Crypto trading in simple words

Basics

What is Ethereum?

Ethereum was launched in 2015 as a platform for creating decentralized online services. Ethereum is used to manage shares and property, to create financial applications and social networks, to develop games etc. It is a programmable blockchain. And this blockchain is chosen by enterprises and developers, who create based on the Ethereum technologies, that can change the way we perform our daily lives and the way many industries operate.

How does Ethereum work?

Applications on the base of Ethereum work using smart contracts. Smart contracts are like traditional paper contracts and they establish the conditions of an arrangement between parties. But instead of traditional contracts, smart contracts are automatically executed when the terms are met without the intermediary or the need for either participating party to know who is on the other side of the deal.

Ethereum can be seen as having two different components: accounts and applications (or usage options). There are two types of Ethereum accounts: external accounts (or Ethereum addresses controlled by private keys, as in the Bitcoin network), and contractual accounts (or smart contracts, which are addresses or “entities” controlled by code within them). An externally owned account is used to create, send and receive transactions and is signed with private keys. The security of the network has been provided by the Proof-of-Work algorithm (similar to those, used for Bitcoin), which requires a lot of time and energy. That is why the “second edition” of Ethereum has been developed – Ethereum 2.0, secured with the Proof-of-Stake algorithm, which is much faster and even more secure. Recently both variations of the network exist and operate simultaneously, but they are going to emerge till the end of the year.

What is the difference between Ethereum and Bitcoin?

Ethereum is considered the evolution of blockchain technology after Bitcoin. If you want to compare, Bitcoin decentralizes money, instead of Ethereum, which decentralizes the internet.

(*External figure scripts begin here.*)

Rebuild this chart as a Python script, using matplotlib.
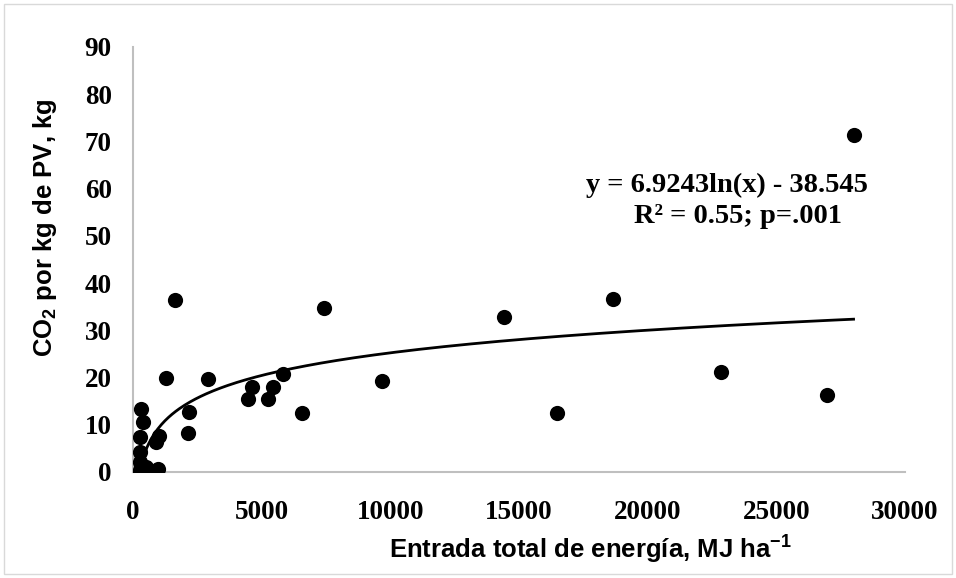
import numpy as np
import matplotlib
matplotlib.use("Agg")
import matplotlib.pyplot as plt
from matplotlib.patches import Rectangle

plt.rcParams["mathtext.default"] = "regular"

# energy input (MJ/ha) and CO2 per kg live weight
energia = [280, 300, 320, 280, 280, 350, 450, 550, 600, 1000, 500,
           280, 310, 410, 900, 1030, 1290, 1640, 2160, 2190, 2910,
           4490, 4620, 5260, 5460, 5850, 6580, 7430, 9670, 14410,
           16480, 18660, 22870, 26980, 28000]
co2 = [0.0, 0.5, 1.5, 2.2, 4.3, 0.2, 0.0, 0.0, 0.4, 0.6, 1.0,
       7.5, 13.3, 10.5, 6.3, 7.7, 19.8, 36.4, 8.2, 12.8, 19.6,
       15.5, 18.1, 15.4, 17.9, 20.8, 12.4, 34.7, 19.3, 32.9,
       12.4, 36.6, 21.2, 16.2, 71.4]

coef_a, coef_b = 6.9243, -38.545
x_ticks = [0, 5000, 10000, 15000, 20000, 25000, 30000]
y_ticks = [0, 10, 20, 30, 40, 50, 60, 70, 80, 90]

fig = plt.figure(figsize=(9.56, 5.78), dpi=100)
ax = fig.add_axes([0.1388, 0.1834, 0.8079, 0.7353])

ax.scatter(energia, co2, s=120, color="black", zorder=3, linewidths=0)

xf = np.linspace(min(energia), max(energia), 400)
ax.plot(xf, coef_a * np.log(xf) + coef_b, color="black", lw=2, zorder=2)

ax.set_xlim(0, 30000)
ax.set_ylim(0, 90)
ax.set_xticks(x_ticks)
ax.set_yticks(y_ticks)
for s in ["top", "right"]:
    ax.spines[s].set_visible(False)
for s in ["left", "bottom"]:
    ax.spines[s].set_color("#BFBFBF")
    ax.spines[s].set_linewidth(1.5)
ax.tick_params(axis="y", length=0, pad=15)
ax.tick_params(axis="x", length=0, pad=20)
for lab in ax.get_xticklabels() + ax.get_yticklabels():
    lab.set_fontfamily("Liberation Serif")
    lab.set_fontweight("bold")
    lab.set_fontsize(19.5)

fig.text(590 / 956, 1 - 550 / 578, "Entrada total de energía, MJ ha$^{-1}$",
         ha="center", va="center", fontsize=18.5, fontweight="bold",
         family="Liberation Sans")
fig.text(45 / 956, 1 - 228 / 578, "CO$_2$ por kg de PV, kg", rotation=90,
         ha="center", va="center", fontsize=18.5, fontweight="bold",
         family="Liberation Sans")

ax.text(0.77, 0.675, "y = 6.9243ln(x) - 38.545", transform=ax.transAxes,
        ha="center", va="center", fontsize=20.5, fontweight="bold",
        family="Liberation Serif")
ax.text(0.784, 0.60, "R² = 0.55; p=.001", transform=ax.transAxes,
        ha="center", va="center", fontsize=20.5, fontweight="bold",
        family="Liberation Serif")

fig.patches.append(Rectangle((4 / 956, 4 / 578), 948 / 956, 570 / 578,
                             transform=fig.transFigure, fill=False,
                             edgecolor="#D9D9D9", lw=1))

fig.savefig("out.png", dpi=100)
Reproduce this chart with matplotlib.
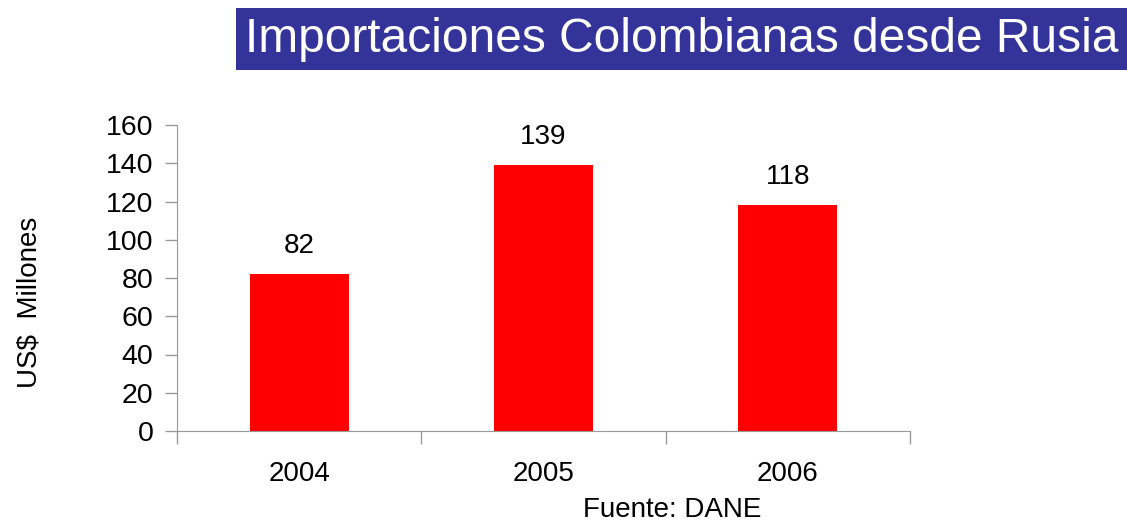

If Bitcoin is the digital equivalent of cash, Ethereum works as a decentralized network for running smart-contracts code. It is based on a temporary network, but instead of allowing users to use a number of specific transactions (such as cryptocurrency transactions), as Bitcoin does, Ethereum allows users to execute almost any code they want.

Ethereum and Bitcoin have much in common, but yet differ in their limitations and long-term vision. Much like Bitcoin, Ethereum is an open source project which means that it is not owned or operated by a single individual. The Ethereum blockchain is more flexible compared to the Bitcoin blockchain. It’s like comparing the computer and the accountant book.

What is Ether?

Ether, usually shortened to ETH, is the native currency for the Ethereum platform and it also works as a transaction fee, paid for miners on the Ethereum network. The price of ETH is determined by the free market. This means that the ether is a free currency, it is not pegged to any other currency in the world and is not supported by any government in the world (at the moment). The fees paid for the operations in the Ethereum network are called “gas”, and they are paid in Ether. So, ether can be considered the fuel that makes the whole system work (and which is depicted in the word “gas”).

You can buy ether on the cryptocurrency exchange services, or you can be rewarded with some amount of ether for solving puzzles within the Ethereum blockchain (this process is called mining).

Ether has become the second largest by market value cryptocurrency after Bitcoin. Unlike Bitcoin, Ether is an inflationary currency. This means that the total amount of Ether in the Ethereum network will gradually increase over time without market restrictions.

What are the main shortcomings of Ethereum?

There is no denying that Ethereum has some problems. Scalability is poor, the Proof-of-Work algorithm is expensive and burdensome for the environment, and these are just some of the many minor technical shortcomings. But the beginning of the Internet was just as difficult and full of obstacles, and look what happened! One of the most important disadvantages is the transaction speeds. Recently only 15 transactions are possible per second in the Ethereum network. There are competitive smart contract blockchains, trying to increase speed without the losses in security. They are called “Ethereum killers”, and if they will be the first to find the solution – they might win the chance to build a decentralized future. If you are planning to use any decentralized application based on Ethereum, it is important to do research and check the security, as they may contain bugs which can result in loss of funds.

What is Ethereum used for?

A huge variety of applications has been already built on Ethereum. They include social networks, file storages, payment cards, online advertising, exchange services, and much more. In addition, Ethereum has a dedicated and forward-looking team of developers, as well as a community of young and passionate technophiles, to make sure that this promising technology is fully realized.